• [Collected material]
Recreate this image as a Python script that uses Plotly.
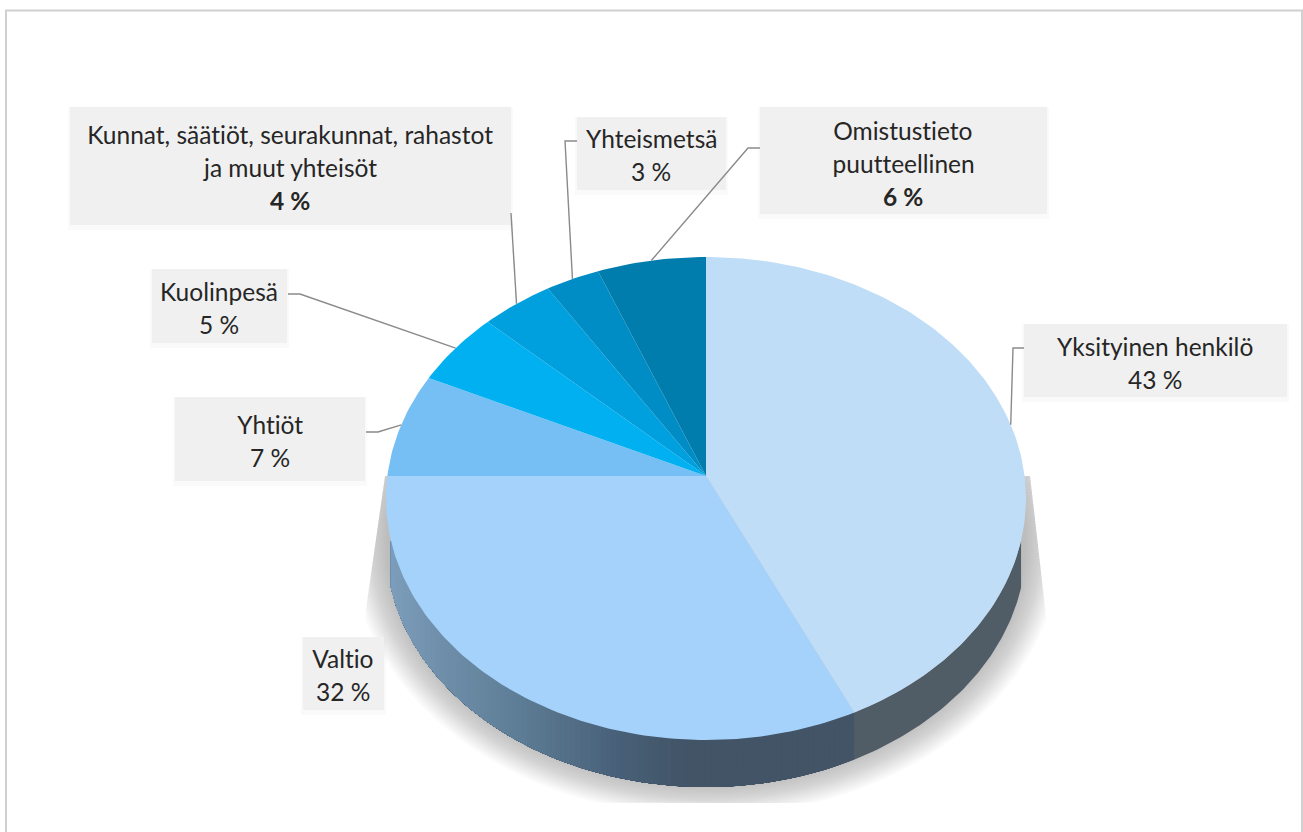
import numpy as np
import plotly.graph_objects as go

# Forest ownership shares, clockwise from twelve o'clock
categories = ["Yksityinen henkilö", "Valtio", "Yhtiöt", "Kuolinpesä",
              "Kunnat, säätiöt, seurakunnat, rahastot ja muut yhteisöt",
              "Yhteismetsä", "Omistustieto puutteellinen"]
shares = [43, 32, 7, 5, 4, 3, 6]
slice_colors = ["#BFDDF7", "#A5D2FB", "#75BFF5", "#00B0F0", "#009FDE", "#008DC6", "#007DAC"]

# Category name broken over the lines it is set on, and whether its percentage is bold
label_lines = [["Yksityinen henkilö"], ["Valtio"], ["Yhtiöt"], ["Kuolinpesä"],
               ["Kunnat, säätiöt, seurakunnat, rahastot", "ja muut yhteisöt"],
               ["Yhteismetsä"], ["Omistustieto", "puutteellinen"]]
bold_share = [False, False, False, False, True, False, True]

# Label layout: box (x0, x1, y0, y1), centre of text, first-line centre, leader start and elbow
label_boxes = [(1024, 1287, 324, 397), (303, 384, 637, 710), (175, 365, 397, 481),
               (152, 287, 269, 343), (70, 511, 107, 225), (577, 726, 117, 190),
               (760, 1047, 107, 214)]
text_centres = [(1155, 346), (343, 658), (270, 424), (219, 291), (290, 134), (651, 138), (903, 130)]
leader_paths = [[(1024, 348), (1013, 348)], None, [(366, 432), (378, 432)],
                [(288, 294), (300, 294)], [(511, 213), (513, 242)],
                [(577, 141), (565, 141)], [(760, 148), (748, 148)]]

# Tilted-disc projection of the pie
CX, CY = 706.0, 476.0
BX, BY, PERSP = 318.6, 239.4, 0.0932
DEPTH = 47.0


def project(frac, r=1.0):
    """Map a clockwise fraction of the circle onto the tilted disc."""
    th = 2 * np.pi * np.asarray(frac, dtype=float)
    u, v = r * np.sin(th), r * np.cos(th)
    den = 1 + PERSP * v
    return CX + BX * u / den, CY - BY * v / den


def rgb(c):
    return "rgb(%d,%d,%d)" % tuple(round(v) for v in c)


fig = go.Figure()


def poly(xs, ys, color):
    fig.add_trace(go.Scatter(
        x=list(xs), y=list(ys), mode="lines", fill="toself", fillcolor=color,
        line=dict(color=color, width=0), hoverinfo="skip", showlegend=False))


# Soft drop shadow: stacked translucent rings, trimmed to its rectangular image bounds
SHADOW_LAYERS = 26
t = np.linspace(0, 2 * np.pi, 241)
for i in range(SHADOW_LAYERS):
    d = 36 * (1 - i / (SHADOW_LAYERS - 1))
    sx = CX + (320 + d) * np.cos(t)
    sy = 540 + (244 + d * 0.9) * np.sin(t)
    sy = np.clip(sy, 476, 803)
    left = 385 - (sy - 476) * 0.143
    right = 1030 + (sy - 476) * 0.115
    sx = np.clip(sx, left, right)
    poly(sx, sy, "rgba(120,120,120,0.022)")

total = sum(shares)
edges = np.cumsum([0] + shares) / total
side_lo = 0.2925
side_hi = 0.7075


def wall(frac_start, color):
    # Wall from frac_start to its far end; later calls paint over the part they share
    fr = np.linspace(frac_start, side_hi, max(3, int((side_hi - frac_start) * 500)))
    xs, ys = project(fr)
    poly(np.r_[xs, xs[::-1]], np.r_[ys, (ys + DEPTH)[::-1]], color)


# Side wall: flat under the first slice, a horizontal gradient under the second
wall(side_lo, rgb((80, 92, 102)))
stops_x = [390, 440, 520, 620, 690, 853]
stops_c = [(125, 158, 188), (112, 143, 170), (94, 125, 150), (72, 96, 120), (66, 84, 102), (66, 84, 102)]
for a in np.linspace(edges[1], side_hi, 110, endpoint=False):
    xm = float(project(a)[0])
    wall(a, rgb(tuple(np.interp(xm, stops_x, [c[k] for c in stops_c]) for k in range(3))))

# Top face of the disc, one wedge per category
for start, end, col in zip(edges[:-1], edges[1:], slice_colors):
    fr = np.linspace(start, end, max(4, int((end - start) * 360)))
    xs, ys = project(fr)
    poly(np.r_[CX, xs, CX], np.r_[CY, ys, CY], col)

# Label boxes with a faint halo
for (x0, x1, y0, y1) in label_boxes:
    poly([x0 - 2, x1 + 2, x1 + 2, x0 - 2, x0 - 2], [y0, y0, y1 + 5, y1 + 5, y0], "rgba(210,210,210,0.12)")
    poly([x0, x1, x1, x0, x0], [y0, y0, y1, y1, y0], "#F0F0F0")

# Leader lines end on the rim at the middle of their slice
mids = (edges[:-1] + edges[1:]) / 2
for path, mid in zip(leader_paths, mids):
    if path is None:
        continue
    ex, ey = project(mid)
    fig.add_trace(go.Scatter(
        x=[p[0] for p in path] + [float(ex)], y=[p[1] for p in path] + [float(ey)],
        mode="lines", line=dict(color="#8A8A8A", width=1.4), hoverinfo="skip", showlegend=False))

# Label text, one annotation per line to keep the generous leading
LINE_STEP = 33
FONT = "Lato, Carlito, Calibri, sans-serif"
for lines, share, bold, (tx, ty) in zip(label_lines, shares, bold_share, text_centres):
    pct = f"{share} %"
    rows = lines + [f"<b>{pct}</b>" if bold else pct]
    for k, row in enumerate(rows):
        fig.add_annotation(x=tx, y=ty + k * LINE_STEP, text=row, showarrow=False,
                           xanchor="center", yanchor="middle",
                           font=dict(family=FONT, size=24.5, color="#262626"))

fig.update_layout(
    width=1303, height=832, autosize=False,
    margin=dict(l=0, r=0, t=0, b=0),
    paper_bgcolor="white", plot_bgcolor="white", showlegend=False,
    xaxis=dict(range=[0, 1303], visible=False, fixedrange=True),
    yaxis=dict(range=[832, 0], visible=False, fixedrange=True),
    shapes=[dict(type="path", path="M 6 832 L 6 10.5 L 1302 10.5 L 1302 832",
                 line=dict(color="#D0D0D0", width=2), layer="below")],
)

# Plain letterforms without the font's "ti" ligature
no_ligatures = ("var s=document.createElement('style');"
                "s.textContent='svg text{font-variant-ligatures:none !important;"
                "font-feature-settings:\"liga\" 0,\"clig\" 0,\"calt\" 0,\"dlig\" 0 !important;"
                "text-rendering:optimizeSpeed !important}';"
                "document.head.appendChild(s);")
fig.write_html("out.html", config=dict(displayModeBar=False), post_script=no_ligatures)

• [Task details] Quote the preceding listing precisely and completely, omitting its images.

• [Task output]
Recreate this image as a Python script that uses Plotly.
import numpy as np
import plotly.graph_objects as go

# Forest ownership shares, clockwise from twelve o'clock
categories = ["Yksityinen henkilö", "Valtio", "Yhtiöt", "Kuolinpesä",
              "Kunnat, säätiöt, seurakunnat, rahastot ja muut yhteisöt",
              "Yhteismetsä", "Omistustieto puutteellinen"]
shares = [43, 32, 7, 5, 4, 3, 6]
slice_colors = ["#BFDDF7", "#A5D2FB", "#75BFF5", "#00B0F0", "#009FDE", "#008DC6", "#007DAC"]

# Category name broken over the lines it is set on, and whether its percentage is bold
label_lines = [["Yksityinen henkilö"], ["Valtio"], ["Yhtiöt"], ["Kuolinpesä"],
               ["Kunnat, säätiöt, seurakunnat, rahastot", "ja muut yhteisöt"],
               ["Yhteismetsä"], ["Omistustieto", "puutteellinen"]]
bold_share = [False, False, False, False, True, False, True]

# Label layout: box (x0, x1, y0, y1), centre of text, first-line centre, leader start and elbow
label_boxes = [(1024, 1287, 324, 397), (303, 384, 637, 710), (175, 365, 397, 481),
               (152, 287, 269, 343), (70, 511, 107, 225), (577, 726, 117, 190),
               (760, 1047, 107, 214)]
text_centres = [(1155, 346), (343, 658), (270, 424), (219, 291), (290, 134), (651, 138), (903, 130)]
leader_paths = [[(1024, 348), (1013, 348)], None, [(366, 432), (378, 432)],
                [(288, 294), (300, 294)], [(511, 213), (513, 242)],
                [(577, 141), (565, 141)], [(760, 148), (748, 148)]]

# Tilted-disc projection of the pie
CX, CY = 706.0, 476.0
BX, BY, PERSP = 318.6, 239.4, 0.0932
DEPTH = 47.0


def project(frac, r=1.0):
    """Map a clockwise fraction of the circle onto the tilted disc."""
    th = 2 * np.pi * np.asarray(frac, dtype=float)
    u, v = r * np.sin(th), r * np.cos(th)
    den = 1 + PERSP * v
    return CX + BX * u / den, CY - BY * v / den


def rgb(c):
    return "rgb(%d,%d,%d)" % tuple(round(v) for v in c)


fig = go.Figure()


def poly(xs, ys, color):
    fig.add_trace(go.Scatter(
        x=list(xs), y=list(ys), mode="lines", fill="toself", fillcolor=color,
        line=dict(color=color, width=0), hoverinfo="skip", showlegend=False))


# Soft drop shadow: stacked translucent rings, trimmed to its rectangular image bounds
SHADOW_LAYERS = 26
t = np.linspace(0, 2 * np.pi, 241)
for i in range(SHADOW_LAYERS):
    d = 36 * (1 - i / (SHADOW_LAYERS - 1))
    sx = CX + (320 + d) * np.cos(t)
    sy = 540 + (244 + d * 0.9) * np.sin(t)
    sy = np.clip(sy, 476, 803)
    left = 385 - (sy - 476) * 0.143
    right = 1030 + (sy - 476) * 0.115
    sx = np.clip(sx, left, right)
    poly(sx, sy, "rgba(120,120,120,0.022)")

total = sum(shares)
edges = np.cumsum([0] + shares) / total
side_lo = 0.2925
side_hi = 0.7075


def wall(frac_start, color):
    # Wall from frac_start to its far end; later calls paint over the part they share
    fr = np.linspace(frac_start, side_hi, max(3, int((side_hi - frac_start) * 500)))
    xs, ys = project(fr)
    poly(np.r_[xs, xs[::-1]], np.r_[ys, (ys + DEPTH)[::-1]], color)


# Side wall: flat under the first slice, a horizontal gradient under the second
wall(side_lo, rgb((80, 92, 102)))
stops_x = [390, 440, 520, 620, 690, 853]
stops_c = [(125, 158, 188), (112, 143, 170), (94, 125, 150), (72, 96, 120), (66, 84, 102), (66, 84, 102)]
for a in np.linspace(edges[1], side_hi, 110, endpoint=False):
    xm = float(project(a)[0])
    wall(a, rgb(tuple(np.interp(xm, stops_x, [c[k] for c in stops_c]) for k in range(3))))

# Top face of the disc, one wedge per category
for start, end, col in zip(edges[:-1], edges[1:], slice_colors):
    fr = np.linspace(start, end, max(4, int((end - start) * 360)))
    xs, ys = project(fr)
    poly(np.r_[CX, xs, CX], np.r_[CY, ys, CY], col)

# Label boxes with a faint halo
for (x0, x1, y0, y1) in label_boxes:
    poly([x0 - 2, x1 + 2, x1 + 2, x0 - 2, x0 - 2], [y0, y0, y1 + 5, y1 + 5, y0], "rgba(210,210,210,0.12)")
    poly([x0, x1, x1, x0, x0], [y0, y0, y1, y1, y0], "#F0F0F0")

# Leader lines end on the rim at the middle of their slice
mids = (edges[:-1] + edges[1:]) / 2
for path, mid in zip(leader_paths, mids):
    if path is None:
        continue
    ex, ey = project(mid)
    fig.add_trace(go.Scatter(
        x=[p[0] for p in path] + [float(ex)], y=[p[1] for p in path] + [float(ey)],
        mode="lines", line=dict(color="#8A8A8A", width=1.4), hoverinfo="skip", showlegend=False))

# Label text, one annotation per line to keep the generous leading
LINE_STEP = 33
FONT = "Lato, Carlito, Calibri, sans-serif"
for lines, share, bold, (tx, ty) in zip(label_lines, shares, bold_share, text_centres):
    pct = f"{share} %"
    rows = lines + [f"<b>{pct}</b>" if bold else pct]
    for k, row in enumerate(rows):
        fig.add_annotation(x=tx, y=ty + k * LINE_STEP, text=row, showarrow=False,
                           xanchor="center", yanchor="middle",
                           font=dict(family=FONT, size=24.5, color="#262626"))

fig.update_layout(
    width=1303, height=832, autosize=False,
    margin=dict(l=0, r=0, t=0, b=0),
    paper_bgcolor="white", plot_bgcolor="white", showlegend=False,
    xaxis=dict(range=[0, 1303], visible=False, fixedrange=True),
    yaxis=dict(range=[832, 0], visible=False, fixedrange=True),
    shapes=[dict(type="path", path="M 6 832 L 6 10.5 L 1302 10.5 L 1302 832",
                 line=dict(color="#D0D0D0", width=2), layer="below")],
)

# Plain letterforms without the font's "ti" ligature
no_ligatures = ("var s=document.createElement('style');"
                "s.textContent='svg text{font-variant-ligatures:none !important;"
                "font-feature-settings:\"liga\" 0,\"clig\" 0,\"calt\" 0,\"dlig\" 0 !important;"
                "text-rendering:optimizeSpeed !important}';"
                "document.head.appendChild(s);")
fig.write_html("out.html", config=dict(displayModeBar=False), post_script=no_ligatures)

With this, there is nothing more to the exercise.